To assess risk accurately, lenders must build a complete picture of portfolio exposure by reconciling declared rental income against bank transaction data, validating outstanding liabilities, and stress-testing affordability across the portfolio rather than at a single-property level. In many cases, this requires manual cross-checking of large document packs compiled from disparate sources.

Without automation, portfolio verification becomes a bottleneck slowing decisioning, increasing the likelihood of inconsistencies, and making it difficult to apply policy consistently at scale.

Semi-commercial BTL has also become an important growth area. These properties, which combine residential and commercial elements, can offer attractive yields and diversification benefits. However, they also introduce hybrid risk. Lenders must assess residential income alongside commercial rent, interpret lease structures and break clauses, and rely on less standardised valuation approaches. Operationally, these cases require deeper analysis and more supporting documentation than standard BTL loans.

Expat landlords present a different set of challenges. Despite new regulation, demand remains strong, particularly in prime rental locations, but overseas income and assets are inherently harder to verify. Foreign-currency earnings, international tax documentation and unfamiliar bank statement formats often extend review times and increase reliance on manual checks. These factors can slow pipelines and heighten fraud and impersonation risk.

 

Product innovation is accelerating and adding complexity

In response to market conditions and broker demand, BTL lenders have been actively evolving their propositions. Across the market, lenders have introduced more flexible interest-rate options, adjusted stress testing approaches, increased maximum loan sizes, refined portfolio criteria and expanded support for limited company and specialist property types.

These changes are commercially necessary and help sustain lending volumes in a competitive market. However, they also multiply underwriting pathways and document requirements. As product innovation accelerates, operational processes often struggle to keep pace leading to rising cost-to-serve and inconsistent outcomes if workflows remain heavily manual.

Risk of fraud is another growing consideration. BTL fraud is rarely obvious. It more often appears as subtle discrepancies: rental income that does not reconcile with transaction data, undeclared borrowing across portfolios, or inconsistencies between tenancy schedules and company accounts.

As document volumes increase, the ability of human reviewers to identify these patterns consistently diminishes. Complexity itself becomes a risk factor, allowing issues to go unnoticed until much later in the lifecycle

 

Automation will play and increasing important role in BTL lending

Many lenders have already adopted automation tools to streamline the application and underwriting process. Leading BTL lenders, such as Paragon Bank, have successfully deployed automations that extract data from documents and mesh it with other syndicated data sources. But in today’s BTL environment, this may not be enough. What’s required is technology that can act across workflows, not just support them.
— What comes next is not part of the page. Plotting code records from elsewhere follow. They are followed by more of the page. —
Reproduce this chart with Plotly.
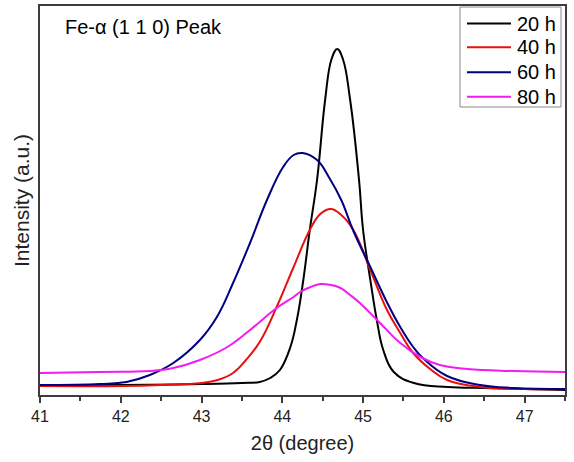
import plotly.graph_objects as go

# 2-theta (degree) / intensity (a.u.)
x_20h = [41.0, 42.0, 43.0, 43.5, 43.72, 43.85, 43.97, 44.10, 44.18, 44.26, 44.34, 44.43, 44.53, 44.61,
         44.68, 44.75, 44.84, 44.95, 45.0, 45.09, 45.17, 45.25, 45.38, 45.63, 46.05, 46.5, 47.0, 47.5]
y_20h = [10, 10, 11, 12, 13, 17, 25, 48, 75, 115, 165, 215, 295, 336,
         346, 336, 295, 215, 165, 115, 75, 45, 23, 12, 8, 7, 6, 5]

x_40h = [41.0, 42.0, 42.5, 43.0, 43.2, 43.39, 43.55, 43.72, 43.93, 44.14, 44.34, 44.47, 44.60, 44.73,
         44.88, 45.09, 45.29, 45.46, 45.62, 45.83, 46.04, 46.45, 47.0, 47.5]
y_40h = [9, 9, 10, 12, 15, 22, 35, 53, 88, 128, 165, 181, 186, 180,
         165, 125, 86, 62, 42, 26, 15, 8, 6, 6]

x_60h = [41.0, 41.74, 42.07, 42.36, 42.65, 42.98, 43.19, 43.39, 43.6, 43.81, 44.01, 44.14,
         44.25, 44.43, 44.59, 44.73, 44.88, 45.09, 45.3, 45.46, 45.62, 45.74, 46.04, 46.45, 46.86, 47.5]
y_60h = [10, 11, 13, 20, 32, 55, 78, 112, 152, 195, 228, 240,
         242, 235, 216, 195, 164, 128, 92, 68, 48, 37, 19, 10, 7, 6]

x_80h = [41.0, 41.74, 42.36, 42.65, 42.98, 43.32, 43.6, 43.93, 44.14, 44.22, 44.35, 44.47, 44.6,
         44.72, 44.84, 44.96, 45.21, 45.46, 45.71, 45.95, 46.29, 46.86, 47.5]
y_80h = [22, 23, 24, 27, 35, 48, 65, 87, 98, 103, 108, 111, 110,
         107, 100, 92, 72, 52, 38, 30, 26, 24, 23]

names = ["20 h", "40 h", "60 h", "80 h"]
colors = ["#000000", "#e8100f", "#000080", "#f01cf0"]
xs = [x_20h, x_40h, x_60h, x_80h]
ys = [y_20h, y_40h, y_60h, y_80h]

FONT = "Arial, Liberation Sans, sans-serif"

fig = go.Figure()
for name, color, x, y in zip(names, colors, xs, ys):
    fig.add_trace(go.Scatter(
        x=x, y=y, name=name, mode="lines",
        line=dict(color=color, width=2, shape="spline", smoothing=1.2),
        showlegend=False,
    ))

# legend box drawn by hand (Origin style, long sample lines)
fig.add_shape(type="rect", xref="paper", yref="paper",
              x0=0.80, x1=0.9924, y0=0.7404, y1=0.9974,
              line=dict(color="#8a8a8a", width=1), fillcolor="white", layer="above")
row_y = [0.955, 0.894, 0.830, 0.767]
for name, color, ry in zip(names, colors, row_y):
    fig.add_shape(type="line", xref="paper", yref="paper",
                  x0=0.8133, x1=0.8971, y0=ry, y1=ry,
                  line=dict(color=color, width=2))
    fig.add_annotation(x=0.9048, y=ry, xref="paper", yref="paper",
                       text=name, showarrow=False, xanchor="left", yanchor="middle",
                       font=dict(family=FONT, size=20, color="black"))

fig.add_annotation(x=0.043, y=0.946, xref="paper", yref="paper",
                   text="Fe-α (1 1 0) Peak", showarrow=False,
                   xanchor="left", yanchor="middle",
                   font=dict(family=FONT, size=20, color="black"))

fig.update_xaxes(
    range=[41, 47.5], dtick=1, tick0=41,
    showline=True, linecolor="#3c3c3c", linewidth=1.5, mirror=True,
    ticks="outside", ticklen=6, tickwidth=1.5, tickcolor="#3c3c3c",
    minor=dict(dtick=0.5, ticks="outside", ticklen=4, tickwidth=1.5, tickcolor="#3c3c3c"),
    showgrid=False, zeroline=False,
    tickfont=dict(family=FONT, size=16, color="#222"),
    title=dict(text="2θ (degree)", font=dict(family=FONT, size=20, color="#222"), standoff=12),
)
fig.update_yaxes(
    range=[0, 389],
    showline=True, linecolor="#3c3c3c", linewidth=1.5, mirror=True,
    ticks="", showticklabels=False, showgrid=False, zeroline=False,
    title=dict(text="Intensity (a.u.)", font=dict(family=FONT, size=21, color="#222"), standoff=3),
)

fig.update_layout(
    width=574, height=462,
    margin=dict(l=40, r=9, t=6, b=67, autoexpand=False),
    plot_bgcolor="white", paper_bgcolor="white",
    showlegend=False,
)

# page body margin would push the chart 8px right and down
fig.write_html("out.html", config={"displayModeBar": False},
               post_script="document.body.style.margin='0';")
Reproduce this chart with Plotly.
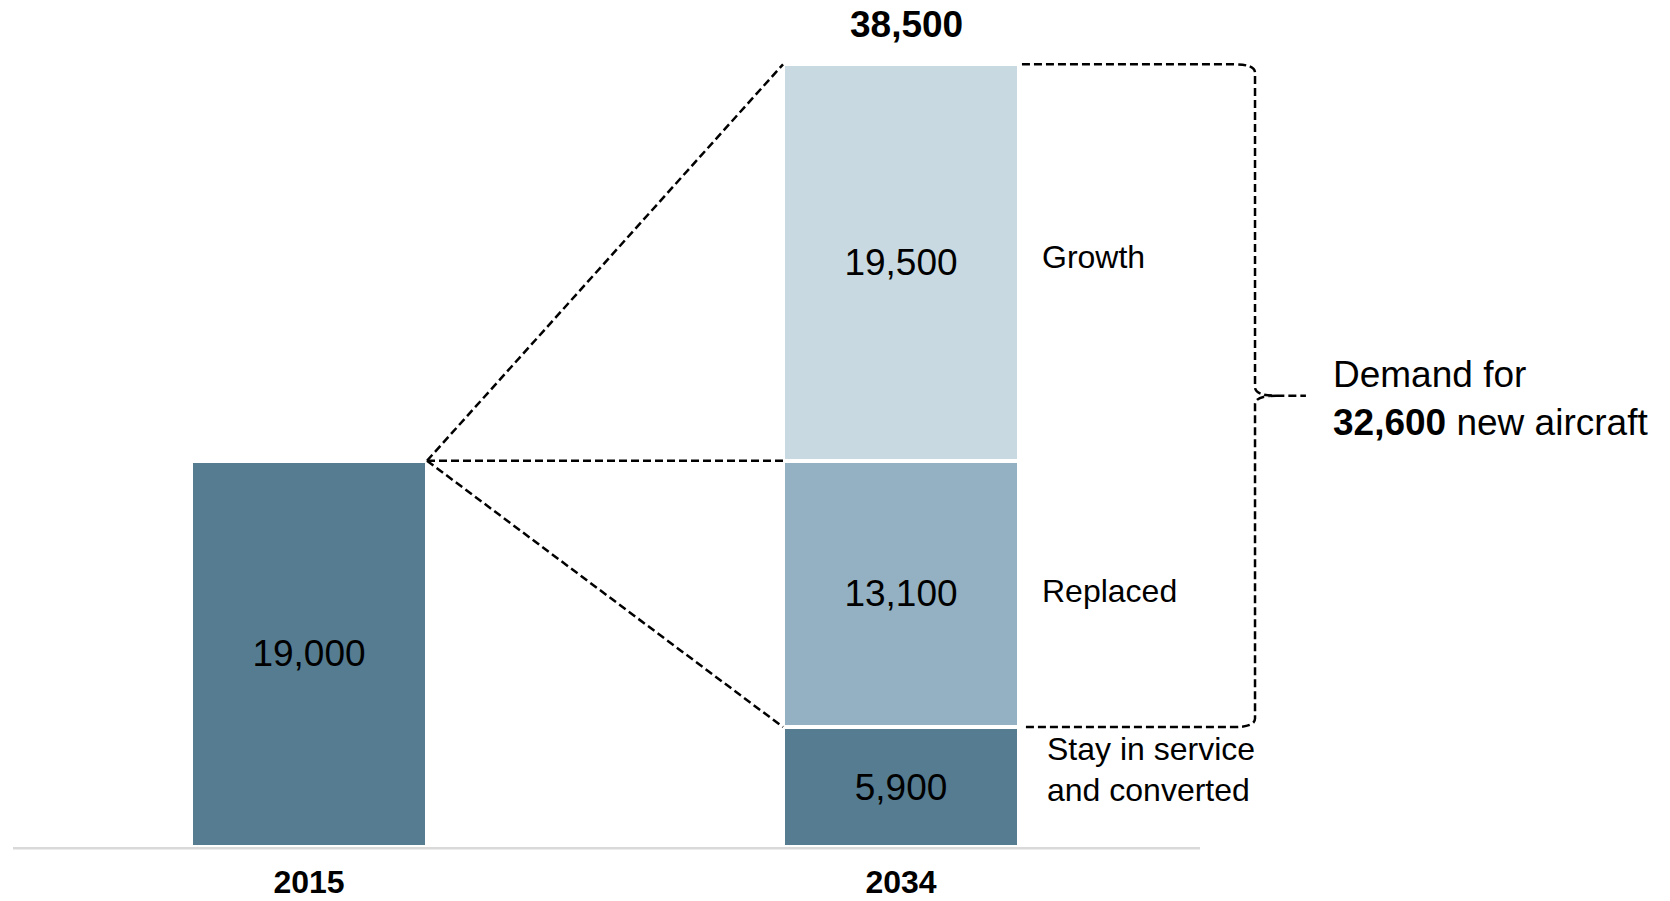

Rapidly emerging technology, such as Agentic AI represents a step-change. Rather than simply parsing documents, it can autonomously manage document-heavy processes end to end. It can classify incoming files, identify missing evidence, request additional information, route cases to the appropriate underwriting pathway, and continuously compare data across multiple sources to surface inconsistencies early.

Crucially, Agentic AI prepares cases for decision rather than leaving underwriters to piece information together manually. Affordability models, portfolio summaries and stress scenarios can be populated and updated dynamically as new information arrives. Straightforward cases progress quickly, while complex edge cases, which are becoming increasing common in are escalated with clear context and rationale.

 

How technology such as Digilytics RevEL enables scalable, consistent origination

Digilytics RevEL brings together advanced document intelligence, anomaly detection, affordability analytics and workflow orchestration to enable Agentic AI across lending operations.

For BTL lenders, this delivers tangible benefits: faster turnaround times on complex cases, improved visibility into portfolio risk, stronger fraud detection and the ability to scale specialist lending without linear increases in headcount.

 

The bottom line

The UK BTL market is growing again, but growth today comes with complexity built in. Professional portfolio landlords with limited company structures represent the future of the market, but they also demand far more from underwriting and operations teams.

Lenders that continue to rely on manual processes risk slower decisions, higher operational cost and greater risk exposure. Those that adopt intelligent, workflow-aware technologies such as Agentic AI can turn complexity into competitive advantage, delivering faster decisions, better risk outcomes and a stronger broker experience in an increasingly specialist BTL landscape.